I used to be able to do it in under 30 seconds (I remember using silicone grease to lube the thing to make it rotate easir - ha!), but again that was 35 odd years ago too, and I have forgotten how.
One think I always wondered about though - if you mix the cube in say, 10 turns, then surely the fastest solve is 10 turns?
"One think I always wondered about though - if you mix the cube in say, 10 turns, then surely the fastest solve is 10 turns?"
Definitely not. All it shows is that there is a way to solve it in ten turns. Suppose that you scramble it five times and unscramble five times, for example. You have a solved cube at the end, so the solution is 0 turns.
To see another reason why such thinking has to be wrong, mix the cube for, instead of ten turns, a million. It is never going to need a million turns to solve it then.
"I used to be able to solve the cube in about a minute. Forgotten how to now - it was 35 years ago."
Not quite as long on both counts: closer to 32 years ago, give or take, and I had it down to about 40 seconds.
The last time I picked one up, several years ago, I could only solve it some of the time. And much, much more slowly!

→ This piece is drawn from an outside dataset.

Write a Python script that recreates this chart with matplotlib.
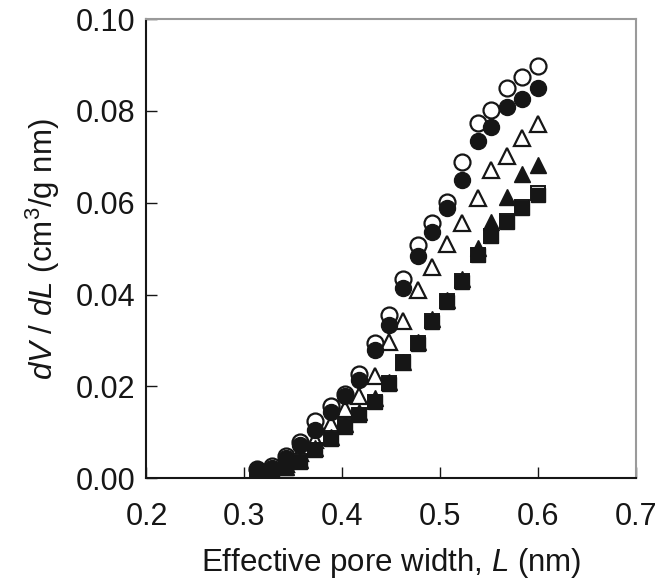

"Isn't it a bit like a race "to the nearest pub?" Depends very much on where you start."
TBH it depends on what shit the nearest pub serves. Reminds me of the film "the worlds end" and the pub crawl they do from one pub to the next cookie cutter pub. I even think the bandits were the same....
When I finally got round to buying a Rubik's Cube it came with a 'cheat sheet' which explained the sequence of twists required to move pieces around. I did eventually solve a jumbled cube but had no desire to memorise the algorithms nor perfect executing them at speed.
Despite having such little interest in Rubik's Cubes I do however enjoy wasting my time untangling topological puzzles. Each to their own I guess.
43,252,003,274,489,856,000 possible combinations. Add game theory to that, RPG with a dash of FPS for good measure.
You have 9 x 6 rooms to create, and where the player goes defines the setup of the next room. Equate player moves to rotations, jumble the initial settings at start, and you've got a really infinite game (for practical values of infinite, of course).